The Prime Minister's Economic Advisory Council on Friday cut its growth forecast for the current fiscal to 7.1 per cent, lower than the previous projection of 7.7 per cent, due to "painful adjustments" to the ongoing global economic turmoil. India's economy had grown 9 per cent in 2007-08.
However, it has projected a growth rate of 7-7.5 per cent or more in 2009-10 due to positive spin-offs of recent fiscal stimulus packages, monetary easing, increased public expenditure, and a likely rebound in global economy in the June-September quarter.

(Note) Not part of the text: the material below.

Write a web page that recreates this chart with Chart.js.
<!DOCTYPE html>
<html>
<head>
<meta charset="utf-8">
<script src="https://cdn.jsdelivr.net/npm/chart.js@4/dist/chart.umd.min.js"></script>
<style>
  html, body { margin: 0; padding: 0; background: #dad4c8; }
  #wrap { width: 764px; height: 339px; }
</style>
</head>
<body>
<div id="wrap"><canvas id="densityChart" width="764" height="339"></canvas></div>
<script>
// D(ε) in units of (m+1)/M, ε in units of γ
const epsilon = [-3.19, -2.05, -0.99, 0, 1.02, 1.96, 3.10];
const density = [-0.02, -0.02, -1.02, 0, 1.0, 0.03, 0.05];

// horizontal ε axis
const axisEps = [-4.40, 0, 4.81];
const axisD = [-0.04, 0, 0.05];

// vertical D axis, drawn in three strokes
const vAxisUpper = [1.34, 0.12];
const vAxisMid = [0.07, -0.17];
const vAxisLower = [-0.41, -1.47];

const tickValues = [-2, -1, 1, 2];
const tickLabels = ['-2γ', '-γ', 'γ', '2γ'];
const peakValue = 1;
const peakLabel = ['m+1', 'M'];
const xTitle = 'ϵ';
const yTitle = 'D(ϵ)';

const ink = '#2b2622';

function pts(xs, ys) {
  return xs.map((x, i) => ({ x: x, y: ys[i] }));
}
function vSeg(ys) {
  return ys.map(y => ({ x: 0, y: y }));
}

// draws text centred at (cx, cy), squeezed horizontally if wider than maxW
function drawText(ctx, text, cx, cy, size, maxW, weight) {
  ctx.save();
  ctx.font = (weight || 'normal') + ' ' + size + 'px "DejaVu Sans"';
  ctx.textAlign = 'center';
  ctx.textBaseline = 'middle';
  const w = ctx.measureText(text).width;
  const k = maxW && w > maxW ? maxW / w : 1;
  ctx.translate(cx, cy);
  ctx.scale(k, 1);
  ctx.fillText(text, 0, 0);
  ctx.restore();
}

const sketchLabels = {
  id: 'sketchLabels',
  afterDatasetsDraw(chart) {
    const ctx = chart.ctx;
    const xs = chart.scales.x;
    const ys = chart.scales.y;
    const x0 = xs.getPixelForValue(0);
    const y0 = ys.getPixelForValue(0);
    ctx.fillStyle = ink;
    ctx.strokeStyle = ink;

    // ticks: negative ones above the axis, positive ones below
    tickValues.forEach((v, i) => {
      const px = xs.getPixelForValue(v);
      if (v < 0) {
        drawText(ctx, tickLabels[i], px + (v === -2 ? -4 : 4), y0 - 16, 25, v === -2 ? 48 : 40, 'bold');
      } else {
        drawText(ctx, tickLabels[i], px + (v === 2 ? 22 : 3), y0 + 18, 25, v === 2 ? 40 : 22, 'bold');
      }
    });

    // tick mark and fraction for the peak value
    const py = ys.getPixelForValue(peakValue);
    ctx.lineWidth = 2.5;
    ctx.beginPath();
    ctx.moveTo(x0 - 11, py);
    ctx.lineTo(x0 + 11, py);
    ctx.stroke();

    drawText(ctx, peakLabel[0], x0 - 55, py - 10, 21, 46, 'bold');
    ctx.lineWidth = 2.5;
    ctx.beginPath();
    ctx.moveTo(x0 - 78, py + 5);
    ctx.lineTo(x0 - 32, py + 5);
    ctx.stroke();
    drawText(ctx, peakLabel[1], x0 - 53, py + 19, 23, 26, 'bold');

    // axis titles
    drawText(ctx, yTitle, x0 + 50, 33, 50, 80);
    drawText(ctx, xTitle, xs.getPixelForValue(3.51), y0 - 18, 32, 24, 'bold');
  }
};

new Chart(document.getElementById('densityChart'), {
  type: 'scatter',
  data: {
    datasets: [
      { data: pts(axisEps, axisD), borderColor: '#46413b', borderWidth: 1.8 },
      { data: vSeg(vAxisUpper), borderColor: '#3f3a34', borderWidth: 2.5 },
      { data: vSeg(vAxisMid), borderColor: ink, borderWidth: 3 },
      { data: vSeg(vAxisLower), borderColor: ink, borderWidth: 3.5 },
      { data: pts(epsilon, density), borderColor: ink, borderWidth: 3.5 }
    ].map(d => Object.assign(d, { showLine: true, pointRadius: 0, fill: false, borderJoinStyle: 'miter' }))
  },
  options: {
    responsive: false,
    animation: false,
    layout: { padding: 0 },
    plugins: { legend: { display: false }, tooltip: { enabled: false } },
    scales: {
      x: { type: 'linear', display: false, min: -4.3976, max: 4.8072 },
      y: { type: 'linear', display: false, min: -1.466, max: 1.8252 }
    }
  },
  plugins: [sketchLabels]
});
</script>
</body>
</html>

The panel, in its second review of the economy, said the sharp fall in prices of crude oil and other commodities would have a positive bearing on inflation, which was likely to be close to 4 per cent by March this year, lower than the earlier estimate of 8 per cent. The headline inflation for the week ended January 10 was 5.6 per cent.
The combined fiscal deficit of the Centre and the states would be at an undesirable level of around 10 per cent, the panel said. Panel Chairman Suresh Tendulkar said it was not feasible to stick to the Fiscal Responsibility and Budget Management Act's prudential norms at this juncture as it might result in a steeper slowdown.

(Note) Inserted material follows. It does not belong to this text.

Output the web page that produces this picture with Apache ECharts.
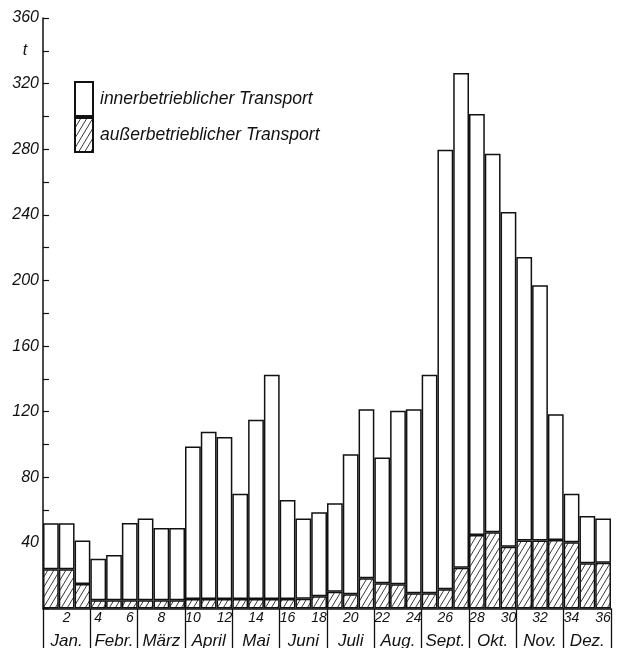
<!DOCTYPE html>
<html>
<head>
<meta charset="utf-8">
<script src="https://cdn.jsdelivr.net/npm/echarts@6/dist/echarts.min.js"></script>
<style>
html,body{margin:0;padding:0;background:#fff;}
#chart{width:618px;height:648px;}
</style>
</head>
<body>
<div id="chart"></div>
<script>
// Ten-day periods (Dekaden) 1..36
const periods = Array.from({length: 36}, (_, i) => String(i + 1));
const months = ['Jan.', 'Febr.', 'März', 'April', 'Mai', 'Juni', 'Juli', 'Aug.', 'Sept.', 'Okt.', 'Nov.', 'Dez.'];
// Total height of each bar (t)
const totalValues = [52.0, 52.0, 41.4, 30.4, 32.6, 52.2, 54.8, 49.1, 49.1, 98.7, 107.7, 104.5,
  69.9, 115.0, 142.5, 66.2, 54.8, 58.7, 64.2, 94.1, 121.5, 92.0, 120.5, 121.5,
  142.5, 279.7, 326.5, 301.5, 277.3, 241.7, 214.3, 197.0, 118.5, 69.9, 56.4, 54.8];
// außerbetrieblicher Transport (hatched part, t)
const externalValues = [24.0, 24.0, 15.0, 5.0, 5.0, 5.0, 5.0, 5.0, 5.0, 5.8, 5.8, 5.8,
  5.8, 5.8, 5.8, 5.8, 6.0, 7.4, 10.2, 8.7, 18.4, 15.4, 14.8, 9.3,
  9.3, 11.7, 24.9, 44.8, 46.5, 37.7, 41.4, 41.4, 41.8, 40.4, 27.6, 27.9];
// innerbetrieblicher Transport = total - external
const internalValues = totalValues.map((v, i) => +(v - externalValues[i]).toFixed(1));
const yLabelValues = [40, 80, 120, 160, 200, 240, 280, 320, 360];
const unitLabel = 't';

const nameInner = 'innerbetrieblicher Transport';
const nameOuter = 'außerbetrieblicher Transport';

// hatch pattern
const hatch = document.createElement('canvas');
hatch.width = 6; hatch.height = 10;
const hc = hatch.getContext('2d');
hc.fillStyle = '#fff';
hc.fillRect(0, 0, 6, 10);
hc.strokeStyle = '#222';
hc.lineWidth = 0.9;
hc.beginPath();
for (let k = -1; k <= 1; k++) {
  hc.moveTo(k * 6, 10);
  hc.lineTo(k * 6 + 6, 0);
}
hc.stroke();

const FONT = 'Liberation Sans';
const chart = echarts.init(document.getElementById('chart'), null, {renderer: 'canvas'});
chart.setOption({
  animation: false,
  backgroundColor: '#fff',
  grid: {left: 43, right: 7, top: 18, bottom: 39.5, containLabel: false, outerBoundsMode: 'none'},
  legend: {
    orient: 'vertical',
    left: 74,
    top: 81,
    padding: 0,
    itemWidth: 18,
    itemHeight: 34,
    itemGap: 0,
    icon: 'rect',
    data: [nameInner, nameOuter],
    textStyle: {fontFamily: FONT, fontStyle: 'italic', fontSize: 17.5, color: '#111', padding: [0, 0, 0, 2]}
  },
  xAxis: [
    {
      type: 'category',
      data: periods,
      position: 'bottom',
      axisLine: {show: true, lineStyle: {color: '#111', width: 1.5}},
      axisTick: {show: false},
      axisLabel: {
        interval: (i) => i % 2 === 1,
        margin: 3,
        fontFamily: FONT, fontStyle: 'italic', fontSize: 14, color: '#111'
      },
      splitLine: {show: false}
    },
    {
      type: 'category',
      data: months,
      position: 'bottom',
      axisLine: {show: false},
      axisTick: {show: true, interval: 0, length: 44, lineStyle: {color: '#111', width: 1.3}},
      axisLabel: {
        interval: 0,
        margin: 24,
        fontFamily: FONT, fontStyle: 'italic', fontSize: 17, color: '#111'
      },
      splitLine: {show: false}
    }
  ],
  yAxis: {
    type: 'value',
    min: 0,
    max: 360,
    interval: 20,
    axisLine: {show: true, lineStyle: {color: '#111', width: 1.5}},
    axisTick: {show: true, inside: true, length: 6, lineStyle: {color: '#111', width: 1.2}},
    splitLine: {show: false},
    axisLabel: {
      margin: 4,
      fontFamily: FONT, fontStyle: 'italic', fontSize: 16, color: '#111',
      formatter: (v) => {
        if (v === 340) return '{u|' + unitLabel + '}';
        return yLabelValues.indexOf(v) >= 0 ? String(v) : '';
      },
      rich: {u: {width: 28, align: 'center', fontFamily: FONT, fontStyle: 'italic', fontSize: 16, color: '#111'}}
    }
  },
  series: [
    {
      name: nameOuter,
      type: 'bar',
      stack: 'total',
      xAxisIndex: 0,
      data: externalValues,
      barCategoryGap: '0%',
      itemStyle: {color: {image: hatch, repeat: 'repeat'}, borderColor: '#111', borderWidth: 1.5}
    },
    {
      name: nameInner,
      type: 'bar',
      stack: 'total',
      xAxisIndex: 0,
      data: internalValues,
      barCategoryGap: '0%',
      itemStyle: {color: '#fff', borderColor: '#111', borderWidth: 1.5}
    }
  ]
});
</script>
</body>
</html>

The fiscal deficit has widened because of supplementary demand for grants, stimulus packages and permission to the states to borrow more. However, falling commodity prices would have a positive impact next year due to lower oil and fertiliser subsidies, said Govinda Rao, a member of the panel.
"There is an equally urgent need to bring government finances back on the track of fiscal consolidation once there is an improvement in economic conditions," said Tendulkar, cautioning that higher fiscal deficit might create a crisis in the medium term.
The panel has lowered its investment rate estimate by 2.5 percentage points to 35 per cent in 2008-09 over the previous year on account of financing constraints faced by companies and lower investor confidence. The savings rate was also likely to be lower due to larger negative savings of governments and corporations, it said.
The panel has projected external payment situation to be reasonably comfortable and expects the current account deficit to be at 1.9 per cent of GDP in 2008-09.
"India's economy is likely to remain relatively weak in the first quarter of fiscal 2009-10 and will slowly pick up thereafter. It is expected to show a fairly strong recovery in the second half of the fiscal," said Tendulkar.
The forecast has taken into account favourable factors like a robust agrarian economy, resilience of Indian enterprises, healthy balance sheets of banks, strong domestic demand and a high savings rate.
Agriculture is expected to grow at 3 per cent as against the earlier projection of 2 per cent in 2008-09.